▶ [Exercise task] Your answer should be a single number: the count of lines containing "React".

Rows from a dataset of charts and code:
━━━━

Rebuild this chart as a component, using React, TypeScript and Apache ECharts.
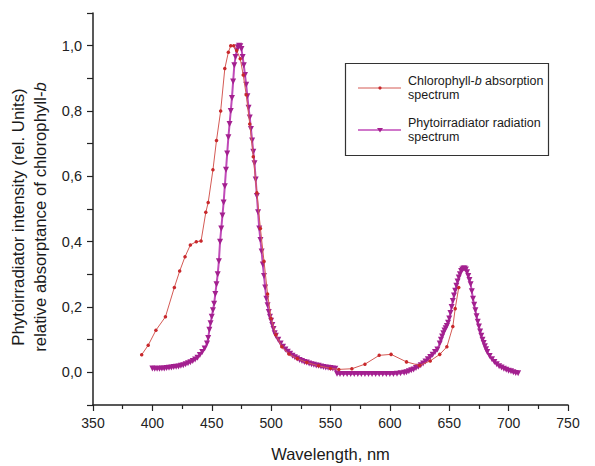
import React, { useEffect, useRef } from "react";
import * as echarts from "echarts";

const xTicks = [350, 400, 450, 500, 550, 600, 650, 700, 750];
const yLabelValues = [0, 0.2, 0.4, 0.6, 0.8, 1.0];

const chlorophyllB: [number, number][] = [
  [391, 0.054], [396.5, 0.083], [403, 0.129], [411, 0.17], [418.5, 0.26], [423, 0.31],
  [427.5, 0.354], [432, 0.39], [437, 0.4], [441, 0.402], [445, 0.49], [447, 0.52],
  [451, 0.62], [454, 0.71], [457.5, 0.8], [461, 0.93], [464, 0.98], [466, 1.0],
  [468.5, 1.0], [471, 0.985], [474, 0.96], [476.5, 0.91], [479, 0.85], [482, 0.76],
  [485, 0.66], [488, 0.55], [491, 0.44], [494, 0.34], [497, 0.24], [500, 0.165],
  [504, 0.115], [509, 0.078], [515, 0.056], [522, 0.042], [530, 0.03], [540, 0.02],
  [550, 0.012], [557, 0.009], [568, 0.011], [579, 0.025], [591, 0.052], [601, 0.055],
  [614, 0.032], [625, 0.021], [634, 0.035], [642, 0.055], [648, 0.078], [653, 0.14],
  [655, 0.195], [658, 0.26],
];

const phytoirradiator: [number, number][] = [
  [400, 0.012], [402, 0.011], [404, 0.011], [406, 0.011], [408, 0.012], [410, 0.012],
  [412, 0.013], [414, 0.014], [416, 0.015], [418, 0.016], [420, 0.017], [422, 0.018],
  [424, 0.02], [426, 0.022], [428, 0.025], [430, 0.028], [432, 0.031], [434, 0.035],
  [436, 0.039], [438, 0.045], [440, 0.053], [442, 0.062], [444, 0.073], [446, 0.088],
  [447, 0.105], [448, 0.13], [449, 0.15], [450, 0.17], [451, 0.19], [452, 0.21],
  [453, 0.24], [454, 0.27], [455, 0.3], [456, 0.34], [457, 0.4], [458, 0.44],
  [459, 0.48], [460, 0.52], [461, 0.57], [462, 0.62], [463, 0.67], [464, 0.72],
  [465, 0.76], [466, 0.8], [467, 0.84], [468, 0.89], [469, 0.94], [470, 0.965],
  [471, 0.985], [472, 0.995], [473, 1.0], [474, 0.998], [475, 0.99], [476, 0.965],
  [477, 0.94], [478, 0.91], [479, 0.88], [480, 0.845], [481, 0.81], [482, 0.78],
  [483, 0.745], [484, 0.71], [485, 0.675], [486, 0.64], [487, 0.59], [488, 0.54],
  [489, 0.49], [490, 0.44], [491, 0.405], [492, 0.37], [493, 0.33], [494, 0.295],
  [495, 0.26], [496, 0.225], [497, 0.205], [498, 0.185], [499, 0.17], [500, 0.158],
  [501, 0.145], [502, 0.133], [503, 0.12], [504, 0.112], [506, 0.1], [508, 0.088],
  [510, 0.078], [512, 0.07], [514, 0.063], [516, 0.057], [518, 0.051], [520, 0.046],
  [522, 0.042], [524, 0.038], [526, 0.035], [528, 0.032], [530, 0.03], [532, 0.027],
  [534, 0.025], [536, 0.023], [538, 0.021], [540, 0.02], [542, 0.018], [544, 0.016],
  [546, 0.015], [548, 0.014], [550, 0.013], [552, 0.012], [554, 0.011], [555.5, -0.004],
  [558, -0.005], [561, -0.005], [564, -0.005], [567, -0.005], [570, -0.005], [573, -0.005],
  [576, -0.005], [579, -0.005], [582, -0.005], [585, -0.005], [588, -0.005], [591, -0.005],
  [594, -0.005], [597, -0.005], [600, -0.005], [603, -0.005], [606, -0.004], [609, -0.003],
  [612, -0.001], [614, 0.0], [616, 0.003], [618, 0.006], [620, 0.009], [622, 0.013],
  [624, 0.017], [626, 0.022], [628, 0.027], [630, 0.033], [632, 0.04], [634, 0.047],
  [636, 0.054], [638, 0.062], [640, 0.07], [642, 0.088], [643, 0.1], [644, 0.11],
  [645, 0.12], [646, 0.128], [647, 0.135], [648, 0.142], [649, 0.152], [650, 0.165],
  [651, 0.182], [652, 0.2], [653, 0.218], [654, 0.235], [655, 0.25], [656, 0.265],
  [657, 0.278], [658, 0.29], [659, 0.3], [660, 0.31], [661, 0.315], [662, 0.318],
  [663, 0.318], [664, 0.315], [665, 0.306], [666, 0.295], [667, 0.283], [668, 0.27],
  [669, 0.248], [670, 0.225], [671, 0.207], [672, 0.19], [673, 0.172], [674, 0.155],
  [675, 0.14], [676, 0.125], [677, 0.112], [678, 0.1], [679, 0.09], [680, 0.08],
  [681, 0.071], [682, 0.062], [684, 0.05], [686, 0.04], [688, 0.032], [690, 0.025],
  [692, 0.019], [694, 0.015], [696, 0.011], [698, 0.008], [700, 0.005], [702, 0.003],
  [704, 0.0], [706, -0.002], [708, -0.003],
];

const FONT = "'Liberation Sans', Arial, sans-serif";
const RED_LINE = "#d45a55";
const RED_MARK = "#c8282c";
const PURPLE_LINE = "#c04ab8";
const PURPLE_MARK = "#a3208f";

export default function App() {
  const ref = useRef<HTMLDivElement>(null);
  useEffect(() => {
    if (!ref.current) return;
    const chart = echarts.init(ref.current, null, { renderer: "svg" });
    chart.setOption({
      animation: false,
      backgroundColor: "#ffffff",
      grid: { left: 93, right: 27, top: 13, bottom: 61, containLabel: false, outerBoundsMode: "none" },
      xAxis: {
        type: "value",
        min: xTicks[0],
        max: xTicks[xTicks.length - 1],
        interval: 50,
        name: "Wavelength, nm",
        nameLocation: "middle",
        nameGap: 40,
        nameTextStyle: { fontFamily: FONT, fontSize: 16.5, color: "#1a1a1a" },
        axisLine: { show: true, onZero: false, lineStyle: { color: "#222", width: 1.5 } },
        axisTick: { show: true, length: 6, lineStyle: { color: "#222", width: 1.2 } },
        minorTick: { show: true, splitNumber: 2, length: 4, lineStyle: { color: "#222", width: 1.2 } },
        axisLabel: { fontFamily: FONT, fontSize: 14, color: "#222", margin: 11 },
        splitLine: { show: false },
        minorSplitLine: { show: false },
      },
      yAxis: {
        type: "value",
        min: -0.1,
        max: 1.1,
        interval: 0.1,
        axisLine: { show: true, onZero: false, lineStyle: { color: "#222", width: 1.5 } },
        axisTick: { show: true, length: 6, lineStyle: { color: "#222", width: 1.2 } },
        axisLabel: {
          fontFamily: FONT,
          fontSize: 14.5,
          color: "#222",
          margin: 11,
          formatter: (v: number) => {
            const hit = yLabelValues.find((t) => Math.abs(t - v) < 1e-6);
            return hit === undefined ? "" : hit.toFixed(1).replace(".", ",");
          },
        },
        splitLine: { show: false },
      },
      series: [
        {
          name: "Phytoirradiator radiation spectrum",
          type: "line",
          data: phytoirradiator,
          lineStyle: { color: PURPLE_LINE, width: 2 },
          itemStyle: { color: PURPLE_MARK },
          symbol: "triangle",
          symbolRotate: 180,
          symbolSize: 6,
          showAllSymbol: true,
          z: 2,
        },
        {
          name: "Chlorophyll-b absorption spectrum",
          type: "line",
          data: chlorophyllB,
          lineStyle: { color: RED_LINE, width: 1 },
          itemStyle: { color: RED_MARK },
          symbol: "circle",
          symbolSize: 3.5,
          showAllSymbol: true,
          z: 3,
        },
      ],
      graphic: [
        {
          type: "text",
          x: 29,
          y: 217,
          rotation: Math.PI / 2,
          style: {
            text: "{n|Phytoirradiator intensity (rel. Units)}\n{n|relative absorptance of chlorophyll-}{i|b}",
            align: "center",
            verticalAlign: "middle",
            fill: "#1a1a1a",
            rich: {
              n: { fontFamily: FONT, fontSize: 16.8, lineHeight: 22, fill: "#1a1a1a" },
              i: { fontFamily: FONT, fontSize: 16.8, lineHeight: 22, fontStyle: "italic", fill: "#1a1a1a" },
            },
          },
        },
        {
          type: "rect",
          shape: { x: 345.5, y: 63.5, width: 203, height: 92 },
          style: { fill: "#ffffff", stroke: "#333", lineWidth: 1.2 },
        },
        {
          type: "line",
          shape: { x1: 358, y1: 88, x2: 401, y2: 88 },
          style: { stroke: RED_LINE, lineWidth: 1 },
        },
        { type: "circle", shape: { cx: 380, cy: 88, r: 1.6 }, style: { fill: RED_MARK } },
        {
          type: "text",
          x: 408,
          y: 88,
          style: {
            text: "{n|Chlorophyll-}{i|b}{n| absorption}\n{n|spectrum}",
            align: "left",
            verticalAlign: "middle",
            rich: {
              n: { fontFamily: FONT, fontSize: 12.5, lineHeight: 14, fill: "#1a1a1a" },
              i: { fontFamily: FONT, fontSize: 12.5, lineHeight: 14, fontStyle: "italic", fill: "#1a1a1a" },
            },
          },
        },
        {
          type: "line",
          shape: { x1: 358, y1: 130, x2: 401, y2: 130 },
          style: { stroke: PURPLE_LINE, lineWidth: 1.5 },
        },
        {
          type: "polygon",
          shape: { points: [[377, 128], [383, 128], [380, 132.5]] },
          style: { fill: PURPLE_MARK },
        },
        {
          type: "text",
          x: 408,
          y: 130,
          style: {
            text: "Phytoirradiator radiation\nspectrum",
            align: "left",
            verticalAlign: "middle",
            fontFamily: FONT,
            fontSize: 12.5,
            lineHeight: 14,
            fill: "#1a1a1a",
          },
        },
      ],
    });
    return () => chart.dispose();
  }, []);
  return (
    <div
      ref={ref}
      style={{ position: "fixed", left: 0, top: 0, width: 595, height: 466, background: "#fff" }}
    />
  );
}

━━━━

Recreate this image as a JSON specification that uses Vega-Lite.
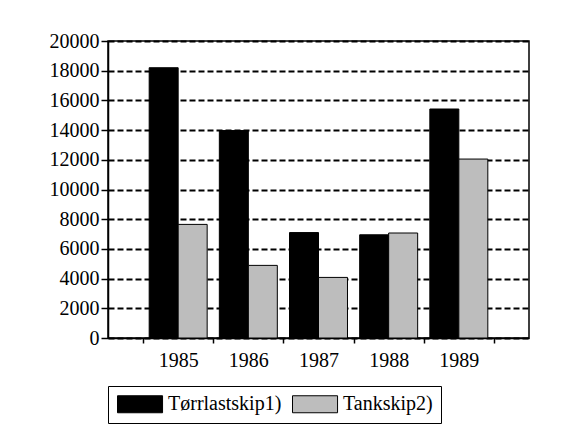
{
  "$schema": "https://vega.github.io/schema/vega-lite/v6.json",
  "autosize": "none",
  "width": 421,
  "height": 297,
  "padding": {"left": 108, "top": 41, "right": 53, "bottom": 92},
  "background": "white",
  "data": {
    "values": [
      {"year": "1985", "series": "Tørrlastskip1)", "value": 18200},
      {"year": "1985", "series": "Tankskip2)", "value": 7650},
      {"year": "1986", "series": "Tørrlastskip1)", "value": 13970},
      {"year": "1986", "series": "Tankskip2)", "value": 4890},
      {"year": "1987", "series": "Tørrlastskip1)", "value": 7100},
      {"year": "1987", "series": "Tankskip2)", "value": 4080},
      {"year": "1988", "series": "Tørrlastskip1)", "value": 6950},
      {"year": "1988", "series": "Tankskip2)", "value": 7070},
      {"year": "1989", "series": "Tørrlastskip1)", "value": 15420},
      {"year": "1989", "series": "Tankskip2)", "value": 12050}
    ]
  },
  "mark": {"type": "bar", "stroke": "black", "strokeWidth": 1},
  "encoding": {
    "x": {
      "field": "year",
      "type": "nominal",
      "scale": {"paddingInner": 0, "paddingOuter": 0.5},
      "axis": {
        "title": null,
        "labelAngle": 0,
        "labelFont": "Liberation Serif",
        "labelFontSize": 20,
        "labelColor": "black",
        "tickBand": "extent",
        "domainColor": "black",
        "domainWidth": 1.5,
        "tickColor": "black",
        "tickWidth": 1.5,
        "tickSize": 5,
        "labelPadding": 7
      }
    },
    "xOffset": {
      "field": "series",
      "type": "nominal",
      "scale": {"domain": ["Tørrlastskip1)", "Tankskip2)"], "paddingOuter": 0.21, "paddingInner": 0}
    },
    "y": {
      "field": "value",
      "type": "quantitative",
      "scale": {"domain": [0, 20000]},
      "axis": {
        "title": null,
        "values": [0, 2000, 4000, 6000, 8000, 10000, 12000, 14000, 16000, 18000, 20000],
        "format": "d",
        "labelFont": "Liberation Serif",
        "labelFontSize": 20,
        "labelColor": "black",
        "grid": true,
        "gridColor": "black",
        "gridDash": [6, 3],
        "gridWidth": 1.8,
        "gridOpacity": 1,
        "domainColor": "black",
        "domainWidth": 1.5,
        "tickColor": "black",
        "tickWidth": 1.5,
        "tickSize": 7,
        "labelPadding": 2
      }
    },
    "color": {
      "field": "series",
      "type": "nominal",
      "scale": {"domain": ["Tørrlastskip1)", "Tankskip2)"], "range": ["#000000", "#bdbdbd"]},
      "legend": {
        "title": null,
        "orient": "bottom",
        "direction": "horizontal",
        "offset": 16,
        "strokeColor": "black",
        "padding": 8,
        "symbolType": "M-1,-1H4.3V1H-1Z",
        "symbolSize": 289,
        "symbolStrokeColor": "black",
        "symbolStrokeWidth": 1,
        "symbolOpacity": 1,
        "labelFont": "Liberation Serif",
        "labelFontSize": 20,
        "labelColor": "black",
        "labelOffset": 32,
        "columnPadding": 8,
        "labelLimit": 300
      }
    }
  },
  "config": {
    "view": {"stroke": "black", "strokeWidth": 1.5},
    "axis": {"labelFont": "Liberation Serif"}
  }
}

━━━━

▶ [Response to the exercise] 2